Some part of the youthfulness and vigor that Violeta continues to feel late into her life, she attributes to her relationship with Harald. The very fact of finding new love at her age is atypical and extraordinary; the contentment and happiness Harald provides her are beyond what Violeta has ever experienced in any romantic relationship, so much so that she marries him. Violeta goes through multiple romantic partners throughout her lifetime, eventually ending in marriage again, but of a vastly different character. Violeta’s romantic relationships, and the way she navigates and learns from them, is a testament to the empowerment she eventually comes to feel as an independent woman, and calls to the theme of feminism. From marrying Fabian, whom she did not love and largely because of a social contract, Violeta moves on to explore passion with Julián, learn how respect and desire can coexist with Roy, and find true companionship and contentment with Harald, whom she eventually marries, too.

Violeta continues to learn from life right up to the end. When she hears of Camilo’s experiences as a priest and the work he is able to do, she expresses a desire to start life over and do things differently, especially to contribute more to society. This is a long way from the spoiled and selfish young child she started out as, and even the politically indifferent young woman she grew to be. Upon Harald’s passing, Violeta continues on through the heartbreak, her work at the foundation giving her purpose and the other people in her life giving her comfort. Even after her physical health begins to deteriorate, Violeta finds a way to learn, through the reflection upon her life story she now has the time and space to do.

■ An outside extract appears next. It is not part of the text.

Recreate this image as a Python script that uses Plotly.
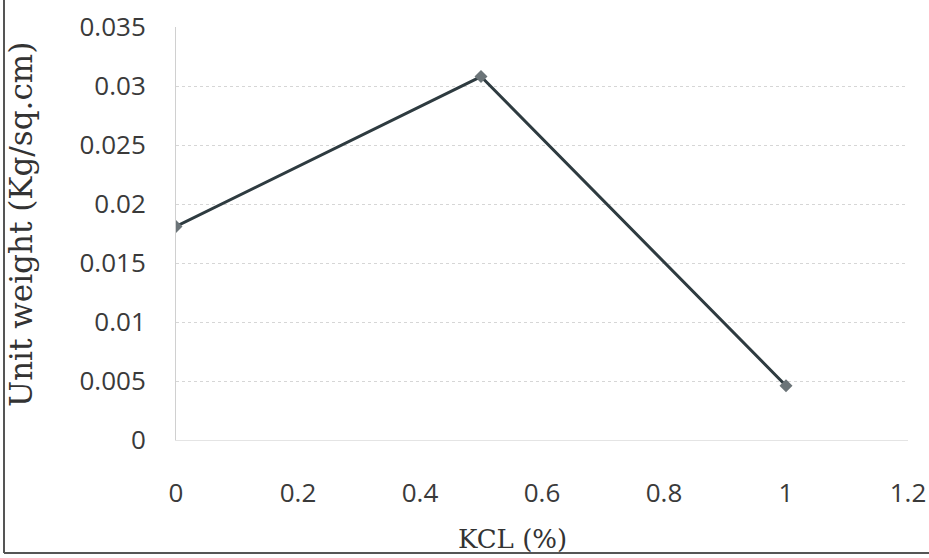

Thus, letter writing reappears as an important motif, initially beginning as correspondence with Camilo when he is at the seminary, and ultimately culminating in the book. Torito’s cross, too, reappears, at a pivotal moment in Violeta’s life, as she initially foreshadowed. As the book comes to a close, there is a sense of a story coming full circle—not just through Violeta’s passing away in yet another pandemic, but in what her life has come to be through the century she lived, and the people waiting with and for her at the end: Torito, whose death set Violeta on a fresh path; Camilo, unto whom Violeta bequeaths her story and her life’s work; and Nieves, in whose name Violeta created the legacy.